Wednesday, February 25, 2009

Not my finest hour


The other night I was just drifting off to sleep when the phone rang. It wasn't terribly late by most people's standards--it was about 10:15--but it was late by mine. Boscoe tries to get us up every morning at about 5:20 a.m., and if he doesn't succeed Riley is there by 5:45 to nuzzle us out of bed.

So 10:15 is no time for me to be chatting on the phone. I have come to hate late-night calls, anyway; I remember my parents, when I was growing up, complaining that late-night calls are always bad news, and while that wasn't true in my 20s or 30s, by the time I hit my 40s it was starting to be true. My sister, my dad.

So I lay in the dark and counted the rings and thought, My mother? Doug's mother?

One. Two. Three. Four. Answering machine picks up, and I hear a series of clicks and static, and then a hangup.

I drift off to sleep....almost. The phone rings again. My eyes open. I listen, count. Four rings, answering machine, clicks, static, hangup.

I am just about to drift off to sleep when, yes, it happens again. These calls are spaced about five or six minutes apart--just far enough apart that I relax in between and am nearly asleep when the next one comes.

With the fourth call, which comes just before 10:30, I have had it. I fly out of bed. I run down the stairs. I grab the phone, which by now is on the clicking and static stage. I know who it is. So do you. It's the immigrant family from the east side of St. Paul, who must have our phone number mistakenly programmed into some device or another, and who call us all the time.

I go in the kitchen and shut the door, because I know that I am going to yell.

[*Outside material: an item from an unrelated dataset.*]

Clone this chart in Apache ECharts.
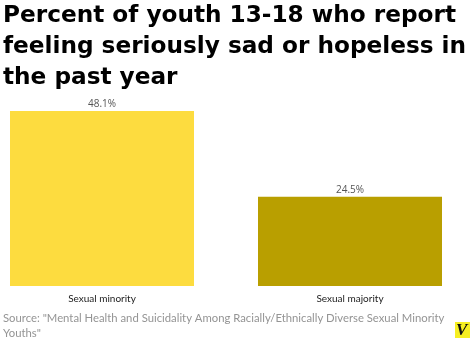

I press star 69. It gives me a number--yes, a St. Paul number, that same St. Paul number that I am beginning to recognize--and the machine asks if I would like to call that number. If so, press one. I press one. The line is busy.  The automated voice tells me to press another key if I would like to be alerted when the line is no longer busy. Part of me is saying, calm down, calm down, who knows how much all these fancy phone services will cost?  But instead I press the key and within seconds they have hung up from calling someone else in the middle of the night and their phone rings and they are answering and even as I hear a shaky, confused "Allo?" I am yelling.

Stop calling me. Stop calling me! I am furious. I am frustrated.

Caw-ing? asks the vague voice on the other end, and I do not know if she is on drugs or if I have somehow awakened her, oh irony of ironies, or what, and I am fairly sure that she cannot understand me in any case, but I can't stop yelling.

Stop calling me! You've called me four times! You keep waking me up!

Caw-ing? You?

I yell some more.

I can hear the phone being handed off, and then a small clear child's voice says, politely, "Hello?"

I should not yell, but I do. I yell at this little kid. Stop calling me! Stop calling my house!

There is another baffled silence, and then the child says, quietly, "Sorry."

By then I am hanging up.  I am filled with righteous indignation. I stomp up the stairs. But by the time I am once again lying down in the dark, I am feeling ashamed. I yelled at a little kid. I yelled at a woman who cannot understand my language, who knows only that an angry stranger called her in the middle of the night (well, at 10:30 p.m.) and hollered at her, God knows why.

I keep hearing the sweet, polite, "Sorry," in my head.

Sorry. He said he was sorry!

I lie in the dark, and the phone doesn't ring, and I cannot get to sleep.